Computershare has reported a robust FY25 with a 15% increase in Management EPS and a 14.3% hike in its final dividend, underpinned by growth across all core businesses and a streamlined, capital-light strategy. The company signals continued momentum into FY26 with expected earnings growth and recovering transaction volumes.
- Management EPS up 15% in FY25
- Revenue growth of 4.4% excluding divested US Mortgage Services
- EBIT margins expanded by 150 basis points to over 17%
- Completed AUD 750 million share buyback
- Final dividend increased by 14.3% to AUD 48 cents per share
Strong Earnings Growth and Strategic Execution
Computershare has delivered another year of solid financial performance in FY25, with Management EPS rising 15%, comfortably meeting the upgraded guidance announced earlier in the year. CEO Stuart Irving highlighted the company’s successful execution of its strategic plan to become a simpler, higher-quality, and capital-light business, which has enabled consistent earnings growth and strong returns for shareholders.

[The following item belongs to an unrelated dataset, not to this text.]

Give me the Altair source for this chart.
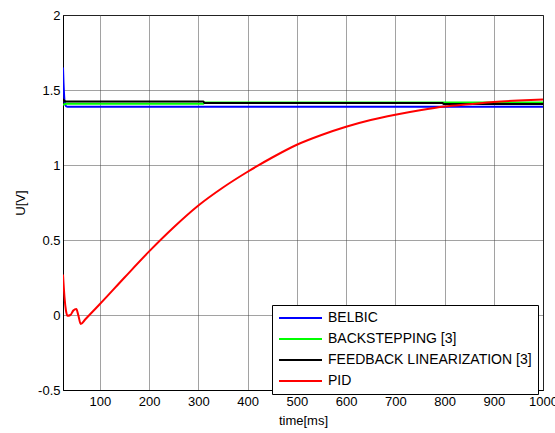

The company’s revenue, excluding the divested US Mortgage Services business, grew 4.4% to US$3.1 billion. This growth was supported by resilient margin income of US$759 million and an increase in average client balances to approximately US$30 billion. Lower interest rates helped stimulate client activity, while a prudent hedging strategy mitigated the impact of reduced yields.
Business Segment Highlights and Margin Expansion
All core business segments contributed to revenue and earnings growth. Issuer Services saw modest revenue increases despite subdued transaction volumes, with optimism for a rebound in M&A activity as the number of announced deals rose 11% by year-end. Corporate Trust stood out with over 8% growth in fee revenue, driven by increased mandates and higher revenue per deal, alongside a significant 600 basis point expansion in EBIT margins excluding margin income.
Employee Share Plans also delivered strong results, with revenues up 9% and EBIT rising over 15%, benefiting from full synergies from the Equatex acquisition and the widespread adoption of the EquatePlus platform. The growth in assets under management reflects the increasing use of equity-based remuneration, supporting long-term growth prospects.
Capital Management and Dividend Policy
Computershare completed a substantial AUD 750 million share buyback during FY25 at an average price of AUD 29.59 per share. However, the company signaled that future buybacks are unlikely in the short term due to Australian tax legislation making such programs less efficient. Instead, Computershare is focusing on organic growth, selective acquisitions, and technology investments.
Reflecting its strong earnings and confidence in future performance, the company increased its final dividend by 14.3% to AUD 48 cents per share, bringing the total dividend for FY25 to AUD 93 cents. The dividend is unfranked, with a record date set for 20 August 2025 and payment scheduled for 15 September 2025.
Outlook for FY26
Looking ahead, Computershare expects continued positive earnings growth in FY26, with initial guidance for Management EPS around 140 cents per share, a 4% increase. The company anticipates a recovery in transaction volumes and debt issuance, which should further support revenue growth and margin expansion. With a strengthened balance sheet and increased exposure to long-term growth trends, Computershare appears well positioned to sustain momentum and deliver enduring shareholder returns.
Bottom Line?
Computershare’s FY25 results set a strong foundation, but investors will watch closely for the anticipated recovery in transaction volumes and the impact of tax changes on capital returns.
Questions in the middle?
- Will the expected recovery in M&A and debt issuance volumes materialize in FY26?
- How will changes in Australian tax legislation affect Computershare’s future capital management strategies?
- Can Computershare sustain margin expansion amid evolving market conditions and competitive pressures?